What makes this reduction especially striking is that The Post has historically played a role in defining accountability journalism. Scaling back its tech and international reporting removes key layers of oversight at a time when the stakes around AI, misinformation, digital privacy, and platform power are only escalating.
Meanwhile, several tech billionaires—including Bezos, Laurene Powell Jobs, and Marc Benioff—own major media properties. While some argue these relationships have shielded outlets from collapse, others point to mounting conflicts of interest and editorial pressure, as seen in the scuttling of The Post’s endorsement of Kamala Harris in 2024.
What marketers should know
For brand strategists and media buyers, The Post’s move is more than an internal reshuffle—it’s a reflection of structural shifts in how news is produced, distributed, and monetized.
Here’s what to keep in mind:
- Less tech journalism means less third-party scrutiny
With fewer reporters covering platforms, AI ethics, and advertising practices, marketers may see less watchdog reporting—but that doesn’t mean less risk.
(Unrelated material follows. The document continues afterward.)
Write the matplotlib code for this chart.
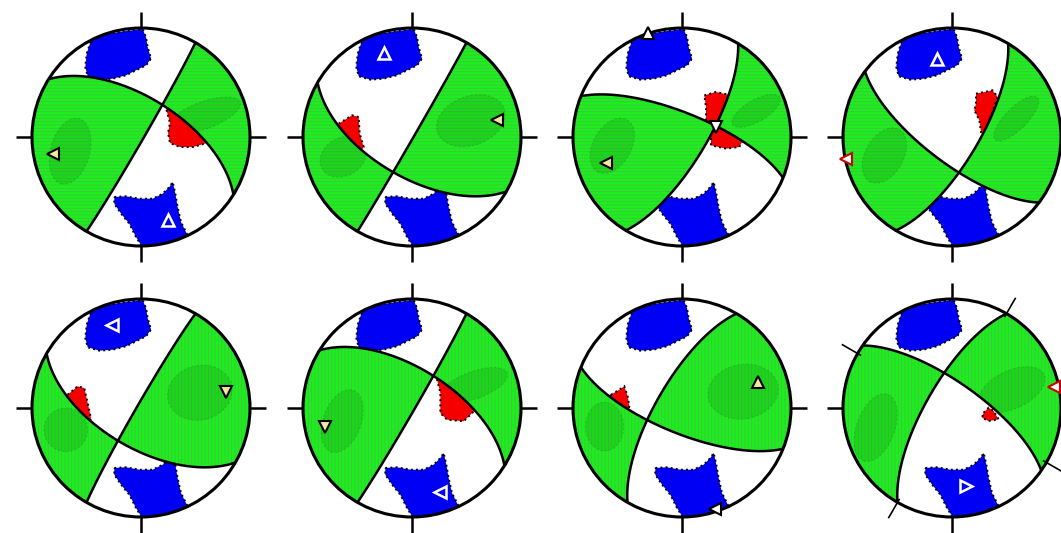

Be proactive about transparency and audit your tech stack for bias or misinformation potential.
- Platform risk is now media risk
Google’s algorithm changes and the rise of AI-generated answers are reducing traffic to publishers. If your distribution strategy still relies heavily on organic placement in mainstream outlets, it’s time to diversify.
- Expect more "brand as media" pivots
As traditional media shrinks, expect more brands to fill the gap with owned content hubs, newsletters, and podcasting. Use this moment to build direct relationships with audiences—and avoid dependency on platforms or intermediaries.
- Audience trust is on the line
With legacy publications losing coverage breadth, consumers may turn to influencers, micro-publishers, or niche content communities. Ensure your brand has a clear voice and values-driven messaging to stay credible in these shifting spaces.
The Washington Post’s pullback from tech coverage signals a broader reckoning in the media world—where platforms and AI reshape the business model, and tech billionaires play dual roles as both subjects and stewards of journalism.
For marketers, this is a wake-up call. Media fragmentation isn’t just a content problem—it’s a strategic one. Brands that can adapt quickly, communicate transparently, and invest in credible storytelling will be better positioned to thrive in this new media ecosystem.